Machibroda v. United States, 368 U.S. 487 (1962)

Machibroda v. United States


No. 69


Argued December 5, 1961
Decided February 19, 1962
368 U.S. 487

CERTIORARI TO THE UNITED STATES COURT OF APPEALS
FOR THE SIXTH CIRCUIT

Syllabus

In a Federal District Court, petitioner pleaded guilty to two charges of bank robbery. Before sentencing, the Judge inquired whether counsel desired to make any statement, but he did not direct any similar inquiry to petitioner personally. He sentenced petitioner to imprisonment for 25 years on one charge and 15 years on the other, the sentences to run consecutively. Several years later, petitioner filed in the same Court a motion under 28 U.S.C. § 2255 to vacate and set aside the sentence on the grounds that the Judge had not asked petitioner whether he wished to speak in his own behalf before sentence was imposed, as required by Federal Rule of Criminal Procedure 32(a), that he had accepted the guilty pleas without first determining that they had been made voluntarily, as required by Rule 11, and that the pleas of guilty had not been voluntary, but had been induced by promises and threats made by the prosecuting attorney. In support of the last ground, petitioner filed an affidavit setting out detailed and specific allegations. The prosecuting attorney filed an affidavit denying any promises or coercion. Without a hearing, the District Judge determined that petitioner’s allegations concerning an agreement were false, and denied the motion.

Held:

1. Failure of the Judge specifically to inquire at the time of sentencing whether petitioner personally wished to make a statement in his own behalf is not of itself an error that can be raised by motion under 28 U.S.C. § 2255 or Rule 35. P. 489.
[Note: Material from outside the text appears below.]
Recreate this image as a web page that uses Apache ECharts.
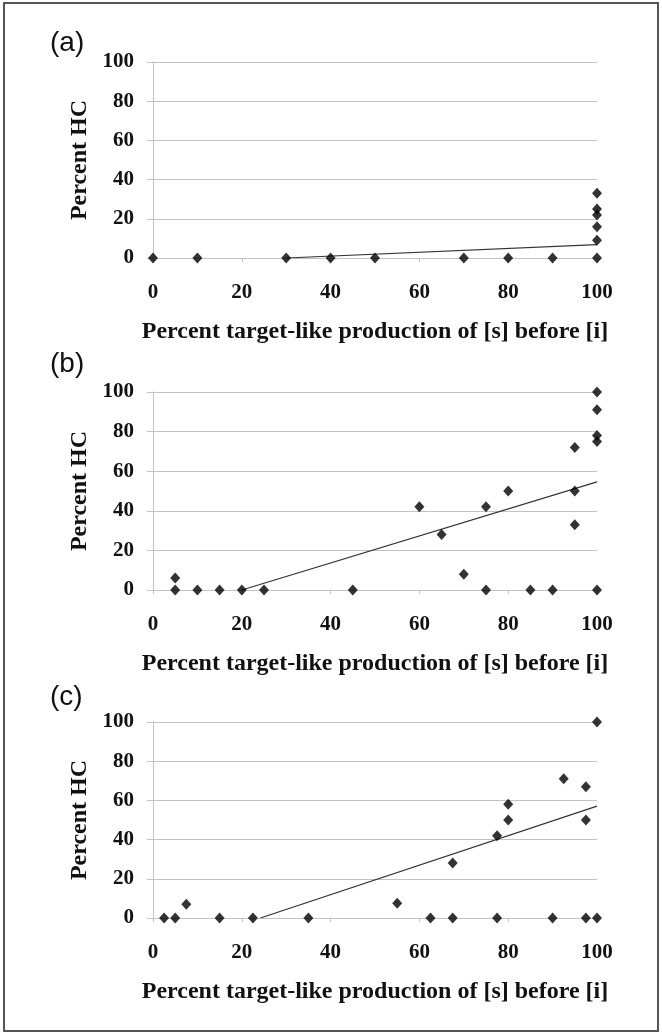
<!DOCTYPE html>
<html>
<head>
<meta charset="utf-8">
<title>Percent HC</title>
<script src="https://cdn.jsdelivr.net/npm/echarts@6/dist/echarts.min.js"></script>
<style>
  html, body { margin: 0; padding: 0; background: #fff; }
  #chart { width: 662px; height: 1034px; }
</style>
</head>
<body>
<div id="chart"></div>
<script>
(function () {
  'use strict';

  // tick values shared by every panel
  var xTicks = [0, 20, 40, 60, 80, 100];
  var yTicks = [0, 20, 40, 60, 80, 100];

  var panelLabels = ['(a)', '(b)', '(c)'];
  var xTitle = 'Percent target-like production of [s] before [i]';
  var yTitle = 'Percent HC';

  // (a)
  var pointsA = [[0, 0], [10, 0], [30, 0], [40, 0], [50, 0], [70, 0], [80, 0], [90, 0],
    [100, 0], [100, 9], [100, 16], [100, 22], [100, 25], [100, 33]];
  var trendA = [[30, 0], [100, 6.8]];

  // (b)
  var pointsB = [[5, 0], [5, 6], [10, 0], [15, 0], [20, 0], [25, 0], [45, 0], [60, 42],
    [65, 28], [70, 8], [75, 0], [75, 42], [80, 50], [85, 0], [90, 0], [95, 33], [95, 50],
    [95, 72], [100, 0], [100, 75], [100, 78], [100, 91], [100, 100]];
  var trendB = [[20, 0], [100, 54.6]];

  // (c)
  var pointsC = [[2.5, 0], [5, 0], [7.5, 7], [15, 0], [22.5, 0], [35, 0], [55, 7.5],
    [62.5, 0], [67.5, 0], [67.5, 28], [77.5, 0], [77.5, 42], [80, 50], [80, 58], [90, 0],
    [92.5, 71], [97.5, 0], [97.5, 50], [97.5, 67], [100, 0], [100, 100]];
  var trendC = [[24.2, 0], [100, 57.1]];

  var points = [pointsA, pointsB, pointsC];
  var trends = [trendA, trendB, trendC];

  var gridTops = [62, 392, 722];
  var gridHeights = [196, 198, 196];
  var labelY = [45, 366, 699];

  var serif = '"Liberation Serif", "Times New Roman", serif';
  var grey = '#c2c2c2';

  var grids = [], xAxes = [], yAxes = [], series = [], graphics = [];

  gridTops.forEach(function (top, i) {
    grids.push({ left: 153, right: 65, top: top, height: gridHeights[i] });

    xAxes.push({
      type: 'value', gridIndex: i,
      min: xTicks[0], max: xTicks[xTicks.length - 1], interval: xTicks[1] - xTicks[0],
      name: xTitle, nameLocation: 'middle', nameGap: 62,
      nameTextStyle: { fontFamily: serif, fontWeight: 'bold', fontSize: 24, color: '#111' },
      axisLine: { show: true, onZero: false, lineStyle: { color: grey, width: 1 } },
      axisTick: { show: true, length: 4, lineStyle: { color: grey } },
      splitLine: { show: false },
      axisLabel: { margin: 24, fontFamily: serif, fontWeight: 'bold', fontSize: 21, color: '#111' }
    });

    yAxes.push({
      type: 'value', gridIndex: i,
      min: yTicks[0], max: yTicks[yTicks.length - 1], interval: yTicks[1] - yTicks[0],
      name: yTitle, nameLocation: 'middle', nameGap: 60,
      nameTextStyle: { fontFamily: serif, fontWeight: 'bold', fontSize: 24, color: '#111' },
      axisLine: { show: true, lineStyle: { color: grey, width: 1 } },
      axisTick: { show: true, length: 6, lineStyle: { color: grey } },
      splitLine: { show: true, lineStyle: { color: grey, width: 1 } },
      axisLabel: { margin: 19, fontFamily: serif, fontWeight: 'bold', fontSize: 21, color: '#111' }
    });

    series.push({
      type: 'line', xAxisIndex: i, yAxisIndex: i,
      data: trends[i], showSymbol: false, silent: true,
      lineStyle: { color: '#333', width: 1.2 }, z: 2
    });
    series.push({
      type: 'scatter', xAxisIndex: i, yAxisIndex: i,
      data: points[i], symbol: 'diamond', symbolSize: [10, 11], clip: false,
      itemStyle: { color: '#000' }, z: 3
    });

    graphics.push({
      type: 'text', left: 50, top: labelY[i] - 16,
      style: { text: panelLabels[i], font: '28px "Liberation Sans", Arial, sans-serif', fill: '#111' }
    });
  });

  graphics.push({
    type: 'rect', shape: { x: 4, y: 3, width: 654, height: 1028 },
    style: { fill: 'none', stroke: '#555', lineWidth: 2 }, z: 10
  });

  var myChart = echarts.init(document.getElementById('chart'));
  myChart.setOption({
    animation: false,
    backgroundColor: '#fff',
    grid: grids,
    xAxis: xAxes,
    yAxis: yAxes,
    series: series,
    graphic: graphics
  });
})();
</script>
</body>
</html>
2. The District Court did not proceed in conformity with 28 U.S.C. § 2255 when it made findings on controverted issues of fact without notice to petitioner and without a hearing, since this was not a case where "the motion and the files and records of the case conclusively show that the prisoner is entitled to no relief." Pp. 489-496.

280 F.2d 379, judgment vacated and cause remanded.